[Data lines]
+++

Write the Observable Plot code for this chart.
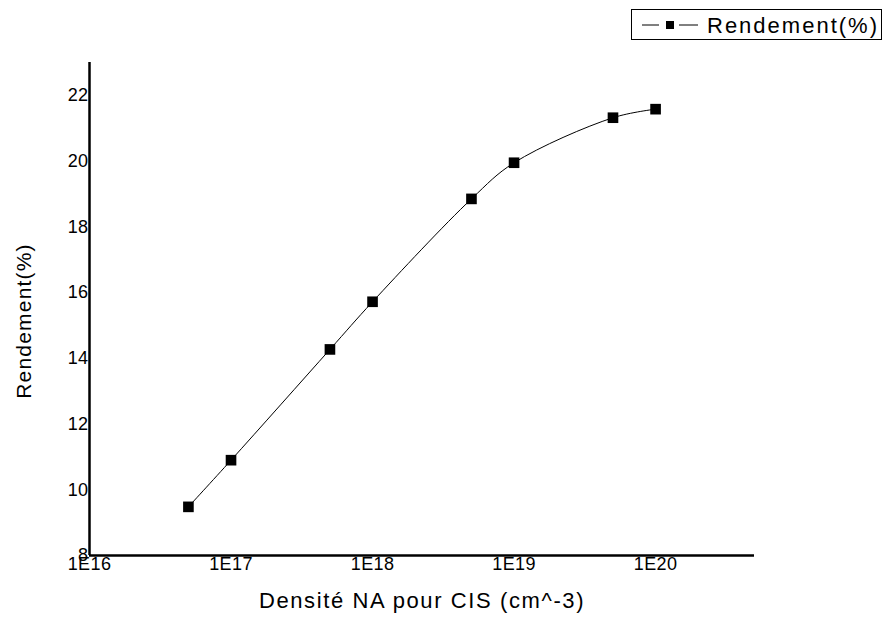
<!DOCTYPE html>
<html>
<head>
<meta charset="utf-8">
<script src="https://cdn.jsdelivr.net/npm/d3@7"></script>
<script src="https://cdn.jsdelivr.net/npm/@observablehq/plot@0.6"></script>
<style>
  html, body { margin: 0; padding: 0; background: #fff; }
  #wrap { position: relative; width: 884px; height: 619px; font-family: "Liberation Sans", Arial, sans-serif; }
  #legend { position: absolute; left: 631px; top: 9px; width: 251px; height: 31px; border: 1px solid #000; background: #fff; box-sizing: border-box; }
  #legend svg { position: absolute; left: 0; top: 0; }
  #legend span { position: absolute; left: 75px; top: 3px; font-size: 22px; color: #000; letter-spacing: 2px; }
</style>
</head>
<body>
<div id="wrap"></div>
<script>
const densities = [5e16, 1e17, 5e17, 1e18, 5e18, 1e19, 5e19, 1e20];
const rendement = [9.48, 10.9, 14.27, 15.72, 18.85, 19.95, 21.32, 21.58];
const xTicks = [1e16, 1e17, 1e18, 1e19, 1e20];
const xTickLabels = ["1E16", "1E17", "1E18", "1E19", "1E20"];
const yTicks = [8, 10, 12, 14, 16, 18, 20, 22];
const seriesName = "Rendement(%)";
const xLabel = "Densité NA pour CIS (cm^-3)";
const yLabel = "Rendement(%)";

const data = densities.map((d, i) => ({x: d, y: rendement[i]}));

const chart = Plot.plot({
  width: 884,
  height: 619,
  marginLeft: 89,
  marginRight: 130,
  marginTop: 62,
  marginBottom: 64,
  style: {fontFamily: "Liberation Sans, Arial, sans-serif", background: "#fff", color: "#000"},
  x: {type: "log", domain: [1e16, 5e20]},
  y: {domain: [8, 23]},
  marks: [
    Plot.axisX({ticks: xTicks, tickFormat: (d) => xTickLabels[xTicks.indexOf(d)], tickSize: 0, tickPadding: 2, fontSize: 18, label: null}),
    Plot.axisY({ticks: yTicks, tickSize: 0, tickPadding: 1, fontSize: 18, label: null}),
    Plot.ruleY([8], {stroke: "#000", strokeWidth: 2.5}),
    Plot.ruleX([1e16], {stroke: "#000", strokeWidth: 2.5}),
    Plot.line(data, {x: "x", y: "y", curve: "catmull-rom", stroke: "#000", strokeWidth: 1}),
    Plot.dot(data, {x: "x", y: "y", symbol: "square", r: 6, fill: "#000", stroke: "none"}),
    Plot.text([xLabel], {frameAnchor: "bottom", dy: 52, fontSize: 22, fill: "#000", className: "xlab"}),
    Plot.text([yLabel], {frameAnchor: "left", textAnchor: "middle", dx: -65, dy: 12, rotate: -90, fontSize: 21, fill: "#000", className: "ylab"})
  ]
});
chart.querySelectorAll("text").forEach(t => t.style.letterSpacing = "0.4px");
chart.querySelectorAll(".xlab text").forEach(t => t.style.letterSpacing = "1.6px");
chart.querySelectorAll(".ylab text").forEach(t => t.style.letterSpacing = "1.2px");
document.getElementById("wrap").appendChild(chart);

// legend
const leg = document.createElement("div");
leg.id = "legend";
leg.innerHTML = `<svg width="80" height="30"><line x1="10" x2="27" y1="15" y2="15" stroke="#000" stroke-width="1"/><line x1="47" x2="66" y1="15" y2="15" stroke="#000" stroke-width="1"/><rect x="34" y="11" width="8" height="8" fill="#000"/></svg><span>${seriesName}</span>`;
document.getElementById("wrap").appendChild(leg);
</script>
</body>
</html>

+++

[Instructions for the task] From the first line above through the line containing "const data = densities.map((d, i)", copy everything exactly, without the pictures.

[The reply]
Write the Observable Plot code for this chart.
<!DOCTYPE html>
<html>
<head>
<meta charset="utf-8">
<script src="https://cdn.jsdelivr.net/npm/d3@7"></script>
<script src="https://cdn.jsdelivr.net/npm/@observablehq/plot@0.6"></script>
<style>
  html, body { margin: 0; padding: 0; background: #fff; }
  #wrap { position: relative; width: 884px; height: 619px; font-family: "Liberation Sans", Arial, sans-serif; }
  #legend { position: absolute; left: 631px; top: 9px; width: 251px; height: 31px; border: 1px solid #000; background: #fff; box-sizing: border-box; }
  #legend svg { position: absolute; left: 0; top: 0; }
  #legend span { position: absolute; left: 75px; top: 3px; font-size: 22px; color: #000; letter-spacing: 2px; }
</style>
</head>
<body>
<div id="wrap"></div>
<script>
const densities = [5e16, 1e17, 5e17, 1e18, 5e18, 1e19, 5e19, 1e20];
const rendement = [9.48, 10.9, 14.27, 15.72, 18.85, 19.95, 21.32, 21.58];
const xTicks = [1e16, 1e17, 1e18, 1e19, 1e20];
const xTickLabels = ["1E16", "1E17", "1E18", "1E19", "1E20"];
const yTicks = [8, 10, 12, 14, 16, 18, 20, 22];
const seriesName = "Rendement(%)";
const xLabel = "Densité NA pour CIS (cm^-3)";
const yLabel = "Rendement(%)";

const data = densities.map((d, i) => ({x: d, y: rendement[i]}));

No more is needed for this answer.